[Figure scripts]
>>>
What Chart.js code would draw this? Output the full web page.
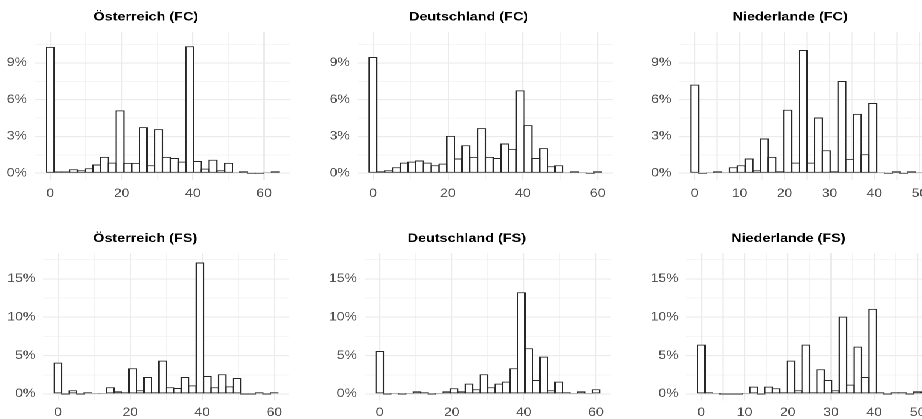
<!DOCTYPE html>
<html>
<head>
<meta charset="utf-8">
<script src="https://cdn.jsdelivr.net/npm/chart.js@4.4.1/dist/chart.umd.min.js"></script>
<style>
html, body { margin: 0; padding: 0; background: #fff; overflow: hidden; width: 922px; height: 419px; }
#fig { position: absolute; left: 0; top: 0; width: 820px; height: 419px; transform: scaleX(1.2); transform-origin: 0 0; }
#fig canvas { position: absolute; }
</style>
</head>
<body>
<div id="fig"></div>
<script>
// histogram bin centres (30 bins per panel)
const bins63 = [0, 2.17, 4.34, 6.52, 8.69, 10.86, 13.03, 15.21, 17.38, 19.55, 21.72, 23.9, 26.07, 28.24, 30.41, 32.59, 34.76, 36.93, 39.1, 41.28, 43.45, 45.62, 47.79, 49.97, 52.14, 54.31, 56.48, 58.66, 60.83, 63];
const bins60 = [0, 2.07, 4.14, 6.21, 8.28, 10.34, 12.41, 14.48, 16.55, 18.62, 20.69, 22.76, 24.83, 26.9, 28.97, 31.03, 33.1, 35.17, 37.24, 39.31, 41.38, 43.45, 45.52, 47.59, 49.66, 51.72, 53.79, 55.86, 57.93, 60];
const bins50 = [0, 1.72, 3.45, 5.17, 6.9, 8.62, 10.34, 12.07, 13.79, 15.52, 17.24, 18.97, 20.69, 22.41, 24.14, 25.86, 27.59, 29.31, 31.03, 32.76, 34.48, 36.21, 37.93, 39.66, 41.38, 43.1, 44.83, 46.55, 48.28, 50];

// share of respondents per bin, in percent
const atFC = [10.31, 0.14, 0.14, 0.33, 0.25, 0.41, 0.71, 1.34, 0.87, 5.13, 0.85, 0.85, 3.76, 0.65, 3.6, 1.34, 1.25, 0.95, 10.36, 1.0, 0.38, 1.1, 0.25, 0.85, 0.08, 0.16, 0, 0, 0.08, 0.16];
const deFC = [9.49, 0.16, 0.25, 0.49, 0.87, 0.95, 1.04, 0.87, 0.65, 0.79, 3.05, 1.2, 2.29, 1.34, 3.68, 1.34, 1.25, 2.43, 1.99, 6.76, 3.93, 1.25, 2.05, 0.57, 0.65, 0.08, 0.16, 0.08, 0, 0.16];
const nlFC = [7.23, 0, 0.08, 0.16, 0.08, 0.49, 0.65, 1.2, 0.25, 2.84, 1.34, 0.16, 5.18, 0.87, 10.06, 0.87, 4.55, 1.88, 0.16, 7.53, 1.17, 4.85, 1.55, 5.73, 0.08, 0, 0.16, 0, 0.16, 0.08];
const atFS = [4.09, 0, 0.48, 0, 0.22, 0.09, 0.09, 0.87, 0.35, 0.22, 3.35, 0.48, 2.22, 0.22, 4.35, 0.87, 0.78, 2.22, 1.13, 17.13, 2.35, 0.87, 2.57, 1.0, 2.09, 0, 0, 0.22, 0, 0.22];
const deFS = [5.6, 0, 0.13, 0, 0.13, 0.35, 0.22, 0, 0.13, 0.35, 0.74, 0.35, 1.35, 0.61, 2.57, 0.87, 1.35, 1.61, 3.35, 13.26, 5.96, 1.83, 4.87, 0.48, 1.61, 0.22, 0.13, 0.35, 0.13, 0.61];
const nlFS = [6.43, 0.22, 0.09, 0, 0, 0, 0.09, 0.96, 0, 0.96, 0.74, 0.22, 4.35, 0.48, 6.43, 0.22, 3.22, 1.83, 0.48, 10.09, 1.22, 6.17, 2.22, 11.09, 0.22, 0, 0.22, 0.22, 0, 0.35];

// axis ticks (major + minor grid)
const xTicksWide = [0, 10, 20, 30, 40, 50, 60];
const xTicksNarrow = [0, 5, 10, 15, 20, 25, 30, 35, 40, 45, 50];
const yTicksFC = [0, 1.5, 3, 4.5, 6, 7.5, 9, 10.5];
const yTicksFS = [0, 2.5, 5, 7.5, 10, 12.5, 15, 17.5];

const S = 1.2;         // whole figure is stretched horizontally
const sideEdge = 1.25; // outline width of the bar sides
const capEdge = 1;     // outline width of top and bottom

const rows = [
    { top: 0, h: 210, plotTop: 31.7, plotBottom: 180, plotW: 256.7, axisW: 28, yMin: -0.55, yMax: 11.55, yTicks: yTicksFC, yMajor: 3, titleCenter: 17.2, xPad: 7 },
    { top: 210, h: 209, plotTop: 43, plotBottom: 190.7, plotW: 246.7, axisW: 35, yMin: -0.875, yMax: 18.375, yTicks: yTicksFS, yMajor: 5, titleCenter: 28.8, xPad: 5 }
];

const panels = [
    { title: 'Österreich (FC)', bins: bins63, vals: atFC, xMin: -4.35, xMax: 67.35, xTicks: xTicksWide, xMajor: 20, row: 0, left: 35.1 },
    { title: 'Deutschland (FC)', bins: bins60, vals: deFC, xMin: -4.14, xMax: 64.14, xTicks: xTicksWide, xMajor: 20, row: 0, left: 357.3 },
    { title: 'Niederlande (FC)', bins: bins50, vals: nlFC, xMin: -3.45, xMax: 53.45, xTicks: xTicksNarrow, xMajor: 10, row: 0, left: 679.5 },
    { title: 'Österreich (FS)', bins: bins60, vals: atFS, xMin: -4.14, xMax: 64.14, xTicks: xTicksWide, xMajor: 20, row: 1, left: 43.3 },
    { title: 'Deutschland (FS)', bins: bins60, vals: deFS, xMin: -4.14, xMax: 64.14, xTicks: xTicksWide, xMajor: 20, row: 1, left: 364.8 },
    { title: 'Niederlande (FS)', bins: bins50, vals: nlFS, xMin: -3.45, xMax: 53.45, xTicks: xTicksNarrow, xMajor: 10, row: 1, left: 686.5 }
];

const tickFont = { family: '"Liberation Sans", Arial, sans-serif', size: 11.7 };
const titleSize = 12;

function makePanel(p) {
    const r = rows[p.row];
    const fig = document.getElementById('fig');
    const canvas = document.createElement('canvas');
    const plotW = r.plotW / S;
    // symmetric padding so the title is centred over the panel
    canvas.style.left = (p.left / S - r.axisW) + 'px';
    canvas.style.top = r.top + 'px';
    canvas.width = r.axisW * 2 + plotW;
    canvas.height = r.h;
    fig.appendChild(canvas);

    const padTop = r.titleCenter - titleSize * 0.6;
    const padBottom = r.plotTop - padTop - titleSize * 1.2;

    // widen bars by one outline so neighbouring outlines sit on top of each other
    const binPx = plotW * (p.bins[1] - p.bins[0]) / (p.xMax - p.xMin);

    new Chart(canvas, {
        type: 'bar',
        data: {
            datasets: [{
                data: p.bins.map((x, i) => ({ x: x, y: p.vals[i] })),
                backgroundColor: '#ffffff',
                borderColor: '#262626',
                borderWidth: { top: capEdge, bottom: capEdge, left: sideEdge, right: sideEdge },
                borderSkipped: false,
                inflateAmount: 0,
                barPercentage: 1 + sideEdge / binPx,
                categoryPercentage: 1,
                minBarLength: 1
            }]
        },
        options: {
            responsive: false,
            devicePixelRatio: 2,
            animation: false,
            layout: { padding: { left: 0, right: r.axisW, top: 0, bottom: 0 } },
            plugins: {
                legend: { display: false },
                tooltip: { enabled: false },
                title: {
                    display: true,
                    text: p.title,
                    color: '#000',
                    font: { family: '"Liberation Sans", Arial, sans-serif', size: titleSize, weight: 'bold', lineHeight: 1.2 },
                    padding: { top: padTop, bottom: padBottom }
                }
            },
            scales: {
                x: {
                    type: 'linear',
                    offset: false,
                    min: p.xMin,
                    max: p.xMax,
                    afterBuildTicks: ax => { ax.ticks = p.xTicks.map(v => ({ value: v })); },
                    afterFit: ax => { ax.height = r.h - r.plotBottom; },
                    border: { display: false },
                    grid: {
                        offset: false,
                        color: '#ebebeb',
                        drawTicks: false,
                        lineWidth: ctx => (ctx.tick && ctx.tick.value % p.xMajor === 0) ? 1.1 : 0.6
                    },
                    ticks: {
                        autoSkip: false,
                        maxRotation: 0,
                        padding: r.xPad,
                        color: '#4d4d4d',
                        font: tickFont,
                        callback: v => (v % p.xMajor === 0 ? String(v) : '')
                    }
                },
                y: {
                    min: r.yMin,
                    max: r.yMax,
                    afterBuildTicks: ax => { ax.ticks = r.yTicks.map(v => ({ value: v })); },
                    afterFit: ax => { ax.width = r.axisW; },
                    border: { display: false },
                    grid: {
                        color: '#ebebeb',
                        drawTicks: false,
                        lineWidth: ctx => (ctx.tick && ctx.tick.value % r.yMajor === 0) ? 1.1 : 0.6
                    },
                    ticks: {
                        padding: 6.5,
                        color: '#4d4d4d',
                        font: tickFont,
                        callback: v => (v % r.yMajor === 0 ? v + '%' : '')
                    }
                }
            }
        }
    });
}

panels.forEach(makePanel);
</script>
</body>
</html>
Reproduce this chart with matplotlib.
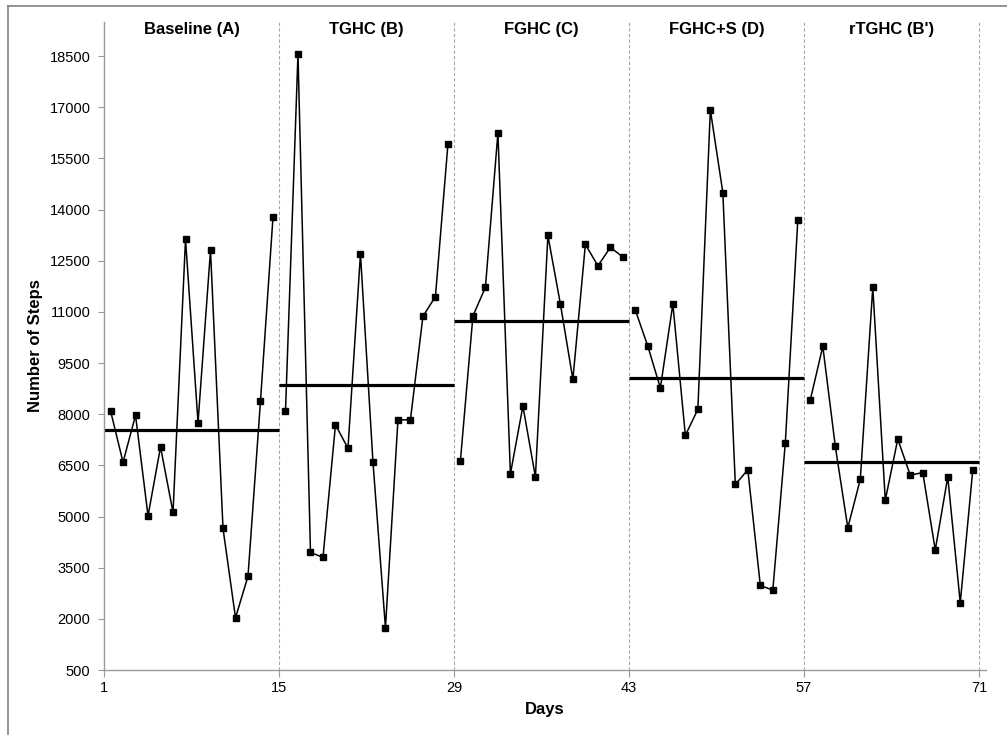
import numpy as np
import matplotlib.pyplot as plt
from matplotlib.lines import Line2D

plt.rcParams['font.family'] = ['Liberation Sans', 'DejaVu Sans']

phases = ['Baseline (A)', 'TGHC (B)', 'FGHC (C)', 'FGHC+S (D)', "rTGHC (B')"]
phase_starts = [1, 15, 29, 43, 57]

# daily step counts, 14 days per phase
steps_a = [8100, 6590, 7970, 5020, 7040, 5120, 13130, 7750, 12810, 4650, 2030, 3250, 8390, 13780]
steps_b = [8080, 18560, 3950, 3800, 7690, 7000, 12700, 6600, 1740, 7830, 7840, 10870, 11450, 15920]
steps_c = [6640, 10880, 11720, 16250, 6250, 8240, 6160, 13240, 11230, 9020, 12980, 12350, 12890, 12610]
steps_d = [11050, 9990, 8770, 11230, 7380, 8140, 16920, 14500, 5940, 6370, 2980, 2840, 7160, 13690]
steps_e = [8420, 9990, 7060, 4670, 6090, 11720, 5480, 7270, 6210, 6290, 4020, 6160, 2470, 6360]

yticks = [500, 2000, 3500, 5000, 6500, 8000, 9500, 11000, 12500, 14000, 15500, 17000, 18500]
xticks = [1, 15, 29, 43, 57, 71]

W, H = 1007, 735
fig = plt.figure(figsize=(W / 100, H / 100), dpi=100)
ax = fig.add_axes([104.3 / W, 65 / H, (986 - 104.3) / W, 648 / H])

for d in xticks[1:]:
    ax.axvline(d, color='#a8a8a8', lw=0.8, ls=(0, (3, 2)), zorder=0)

for name, start, steps in zip(phases, phase_starts, [steps_a, steps_b, steps_c, steps_d, steps_e]):
    x = np.arange(start, start + len(steps)) + 0.5
    ax.plot(x, steps, color='black', lw=1.1, marker='s', ms=4.6, mfc='black', mec='black')
    ax.hlines(np.mean(steps), start, start + len(steps), color='black', lw=2.3)
    ax.text(start + 7, 0.989, name, transform=ax.get_xaxis_transform(),
            ha='center', va='center', fontsize=12, fontweight='bold')

ax.set_xlim(1, 71.56)
ax.set_ylim(500, 19500)
ax.set_xticks(xticks)
ax.set_yticks(yticks)
ax.tick_params(axis='y', length=4, color='#999999', labelsize=10.5, pad=6)
ax.tick_params(axis='x', length=5, color='#999999', labelsize=10.5, pad=3)

for s in ['top', 'right']:
    ax.spines[s].set_visible(False)
for s in ['left', 'bottom']:
    ax.spines[s].set_color('#999999')
    ax.spines[s].set_linewidth(1.0)

ax.set_ylabel('Number of Steps', fontsize=12, fontweight='bold')
ax.yaxis.set_label_coords(-0.0695, 0.5)
ax.set_xlabel('Days', fontsize=12, fontweight='bold')
ax.xaxis.set_label_coords(0.5, -0.049)

# border of the figure frame
fig.add_artist(Line2D([7.5 / W, 7.5 / W], [0, (H - 5.7) / H], transform=fig.transFigure, color='#808080', lw=1.2))
fig.add_artist(Line2D([7.5 / W, 1], [(H - 5.7) / H, (H - 5.7) / H], transform=fig.transFigure, color='#808080', lw=1.2))

fig.savefig('out.png', dpi=100)
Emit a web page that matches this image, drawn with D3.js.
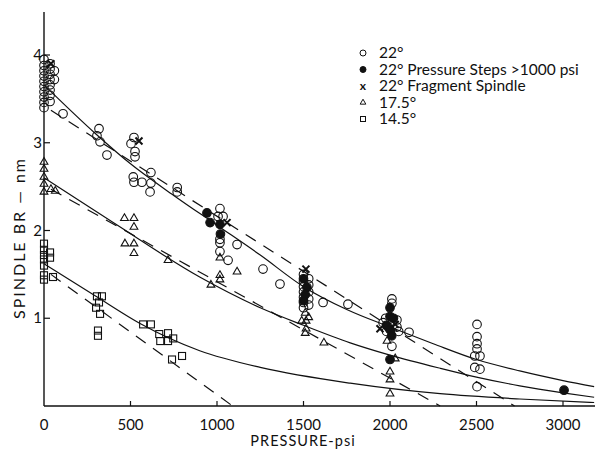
<!DOCTYPE html>
<html>
<head>
<meta charset="utf-8">
<script src="https://cdn.jsdelivr.net/npm/d3@7/dist/d3.min.js"></script>
<style>
    body { margin: 0; background: #fff; }
    text { font-family: Lato, "DejaVu Sans", sans-serif; fill: #111; }
</style>
</head>
<body>
<div id="chart"></div>
<script>
// ticks
const pressureTicks = [0, 500, 1000, 1500, 2000, 2500, 3000];
const brTicks = [1, 2, 3, 4];

// 22 deg, open circles [psi, nm]
const open22 = [
    [0,3.95],[0,3.88],[0,3.82],[0,3.76],[0,3.7],[0,3.64],[0,3.58],[0,3.52],[0,3.46],[0,3.4],
    [35,3.9],[35,3.84],[35,3.78],[35,3.72],[35,3.66],[35,3.6],[35,3.54],[35,3.47],[60,3.82],[60,3.72],
    [110,3.33],
    [318,3.16],[306,3.08],[324,3.01],[364,2.86],
    [520,3.06],[503,2.99],[526,2.9],[526,2.84],[516,2.61],[520,2.55],[566,2.55],[618,2.66],[618,2.54],[613,2.44],[770,2.49],[770,2.44],
    [1017,2.25],[1006,2.16],[1035,2.16],[1017,1.9],[1017,1.86],[1017,1.76],[1064,1.66],[1116,1.84],[1266,1.56],
    [1364,1.39],[1500,1.5],[1500,1.42],[1500,1.36],[1500,1.3],[1500,1.24],[1500,1.18],[1500,1.12],
    [1530,1.45],[1530,1.38],[1530,1.3],[1530,1.22],[1530,1.15],[1613,1.18],[1757,1.16],
    [2011,1.22],[2011,1.17],[1960,0.95],[1975,1.0],[1990,0.9],[2040,0.98],[2040,0.9],[2050,0.85],[1980,0.85],[2110,0.84],[2011,0.68],
    [2503,0.93],[2503,0.79],[2503,0.71],[2503,0.65],[2490,0.57],[2520,0.57],[2490,0.44],[2520,0.42],[2503,0.22]
];

// 22 deg, pressure steps > 1000 psi (filled)
const steps22 = [
    [942,2.2],[960,2.09],[1017,2.07],[1020,1.96],
    [1500,1.45],[1520,1.35],[1510,1.27],[1500,1.2],
    [1980,0.92],[2000,1.02],[2020,1.0],[2000,0.87],[2010,0.8],[2000,1.12],[2000,0.53],
    [3006,0.18]
];

// 22 deg, fragment spindle (x)
const frag22 = [[40,3.9],[549,3.02],[1058,2.09],[1514,1.56],[1942,0.88],[2030,0.93]];

// 17.5 deg (triangles)
const tri175 = [
    [0,2.78],[0,2.7],[0,2.61],[0,2.53],[0,2.44],[40,2.47],[65,2.45],
    [465,2.14],[520,2.14],[520,2.04],[468,1.85],[520,1.85],[520,1.74],[717,1.66],
    [1017,1.69],[1116,1.53],[1017,1.49],[1017,1.44],[965,1.38],
    [1510,1.06],[1530,1.01],[1490,0.97],[1515,0.97],[1515,0.88],[1510,0.83],[1618,0.72],
    [1983,0.74],[2030,0.54],[2000,0.39],[2000,0.3],[2000,0.14]
];

// 14.5 deg (squares)
const sq145 = [
    [0,1.85],[0,1.78],[0,1.72],[0,1.67],[0,1.6],[0,1.49],[0,1.44],[35,1.75],[35,1.69],[52,1.47],
    [306,1.25],[335,1.25],[318,1.18],[301,1.12],[324,1.05],[312,0.86],[312,0.8],
    [573,0.93],[618,0.93],[666,0.82],[672,0.74],[717,0.83],[717,0.74],[747,0.77],[740,0.53],[798,0.57]
];

// fitted curves (solid)
const fit22 = [[0,3.66],[300,3.1],[500,2.76],[750,2.4],[1000,2.06],[1250,1.72],[1500,1.36],[1750,1.1],[2000,0.9],[2250,0.71],[2500,0.53],[2750,0.4],[3000,0.29],[3180,0.22]];
const fit175 = [[0,2.6],[400,2.09],[900,1.47],[1250,1.12],[1500,0.92],[1770,0.72],[2000,0.58],[2290,0.43],[2500,0.33],[2750,0.23],[3000,0.15],[3180,0.1]];
const fit145 = [[0,1.62],[300,1.25],[555,0.94],[900,0.63],[1250,0.44],[1770,0.26],[2290,0.14],[2750,0.08],[3180,0.04]];

// straight (dashed) lines
const lin22 = [[40,3.37],[2720,0]];
const lin175 = [[40,2.47],[2290,0]];
const lin145 = [[40,1.5],[1090,0]];

const legendItems = [
    {sym: 'open', label: '22°'},
    {sym: 'filled', label: '22° Pressure Steps >1000 psi'},
    {sym: 'cross', label: '22° Fragment Spindle'},
    {sym: 'tri', label: '17.5°'},
    {sym: 'sq', label: '14.5°'}
];

let width = 606, height = 455;

let svg = d3.select('#chart')
    .append('svg')
        .attr('width', width)
        .attr('height', height);

let x = d3.scaleLinear().domain([0, 3000]).range([44, 563]);
let y = d3.scaleLinear().domain([0, 4]).range([406, 55]);

// axes lines
svg.append('line')
    .attr('x1', x(0)).attr('x2', x(3185))
    .attr('y1', y(0)).attr('y2', y(0))
    .attr('stroke', '#111').attr('stroke-width', 1.4);
svg.append('line')
    .attr('x1', x(0)).attr('x2', x(0))
    .attr('y1', y(0)).attr('y2', 12)
    .attr('stroke', '#111').attr('stroke-width', 1.4);

// x ticks
svg.append('g').selectAll('line')
    .data(pressureTicks.filter(d => d > 0))
    .enter().append('line')
        .attr('x1', d => x(d)).attr('x2', d => x(d))
        .attr('y1', y(0)).attr('y2', y(0) - 5)
        .attr('stroke', '#111').attr('stroke-width', 1.2);
svg.append('g').selectAll('text')
    .data(pressureTicks)
    .enter().append('text')
        .attr('x', d => x(d))
        .attr('y', 430)
        .attr('text-anchor', 'middle')
        .style('font-size', '15px')
        .text(d => d);

// y ticks
svg.append('g').selectAll('line')
    .data(brTicks)
    .enter().append('line')
        .attr('x1', x(0)).attr('x2', x(0) + 6)
        .attr('y1', d => y(d)).attr('y2', d => y(d))
        .attr('stroke', '#111').attr('stroke-width', 1.2);
svg.append('g').selectAll('text')
    .data(brTicks)
    .enter().append('text')
        .attr('x', 42)
        .attr('y', d => y(d) + 5)
        .attr('text-anchor', 'end')
        .style('font-size', '15px')
        .text(d => d);

// axis titles
svg.append('text')
    .attr('x', 303).attr('y', 446)
    .attr('text-anchor', 'middle')
    .style('font-size', '14.5px')
    .style('letter-spacing', '1px')
    .text('PRESSURE-psi');
svg.append('text')
    .attr('transform', 'translate(25,238)rotate(-90)')
    .attr('text-anchor', 'middle')
    .style('font-size', '16px')
    .style('letter-spacing', '2px')
    .text('SPINDLE  BR — nm');

// curves
let curve = d3.line().x(d => x(d[0])).y(d => y(d[1])).curve(d3.curveMonotoneX);
[fit22, fit175, fit145].forEach(c => {
    svg.append('path')
        .attr('d', curve(c))
        .attr('fill', 'none')
        .attr('stroke', '#111')
        .attr('stroke-width', 1.2);
});
let straight = d3.line().x(d => x(d[0])).y(d => y(d[1]));
[lin22, lin175, lin145].forEach(c => {
    svg.append('path')
        .attr('d', straight(c))
        .attr('fill', 'none')
        .attr('stroke', '#111')
        .attr('stroke-width', 1.2)
        .attr('stroke-dasharray', '12,9');
});

// markers
const drawSymbol = (g, sym, px, py) => {
    if (sym === 'open' || sym === 'filled') {
        g.append('circle')
            .attr('cx', px).attr('cy', py).attr('r', 4.3)
            .attr('fill', sym === 'filled' ? '#111' : 'none')
            .attr('stroke', '#111').attr('stroke-width', 1.1);
    } else if (sym === 'tri') {
        g.append('path')
            .attr('transform', `translate(${px},${py})`)
            .attr('d', d3.symbol(d3.symbolTriangle, 26)())
            .attr('fill', 'none').attr('stroke', '#111').attr('stroke-width', 1.1);
    } else if (sym === 'sq') {
        g.append('rect')
            .attr('x', px - 3.5).attr('y', py - 3.5)
            .attr('width', 7).attr('height', 7)
            .attr('fill', 'none').attr('stroke', '#111').attr('stroke-width', 1.1);
    } else {
        g.append('path')
            .attr('d', `M${px-3.5},${py-3.5}L${px+3.5},${py+3.5}M${px-3.5},${py+3.5}L${px+3.5},${py-3.5}`)
            .attr('stroke', '#111').attr('stroke-width', 2);
    }
};

let pts = svg.append('g');
sq145.forEach(d => drawSymbol(pts, 'sq', x(d[0]), y(d[1])));
tri175.forEach(d => drawSymbol(pts, 'tri', x(d[0]), y(d[1])));
open22.forEach(d => drawSymbol(pts, 'open', x(d[0]), y(d[1])));
steps22.forEach(d => drawSymbol(pts, 'filled', x(d[0]), y(d[1])));
frag22.forEach(d => drawSymbol(pts, 'cross', x(d[0]), y(d[1])));

// legend
let legend = svg.append('g');
legendItems.forEach((item, i) => {
    let ly = 53 + i * 16.5;
    let lg = legend.append('g');
    if (item.sym === 'open' || item.sym === 'filled') {
        lg.append('circle')
            .attr('cx', 363).attr('cy', ly).attr('r', 3)
            .attr('fill', item.sym === 'filled' ? '#111' : 'none')
            .attr('stroke', '#111').attr('stroke-width', 1);
    } else if (item.sym === 'tri') {
        lg.append('path')
            .attr('transform', `translate(363,${ly})`)
            .attr('d', d3.symbol(d3.symbolTriangle, 14)())
            .attr('fill', 'none').attr('stroke', '#111').attr('stroke-width', 1);
    } else if (item.sym === 'sq') {
        lg.append('rect')
            .attr('x', 360.5).attr('y', ly - 2.5).attr('width', 5).attr('height', 5)
            .attr('fill', 'none').attr('stroke', '#111').attr('stroke-width', 1);
    } else {
        lg.append('text')
            .attr('x', 363).attr('y', ly + 4)
            .attr('text-anchor', 'middle')
            .style('font-size', '12px').style('font-weight', 'bold')
            .text('x');
    }
    lg.append('text')
        .attr('x', 379).attr('y', ly + 5)
        .style('font-size', '15.5px')
        .text(item.label);
});
</script>
</body>
</html>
<<<
• [WHAT YOU HAVE TO DO]: Reproduce each line of the entries in which the word "matplotlib" is found.

• [TASK RESPONSE]:
Reproduce this chart with matplotlib.
import matplotlib.pyplot as plt
from matplotlib.lines import Line2D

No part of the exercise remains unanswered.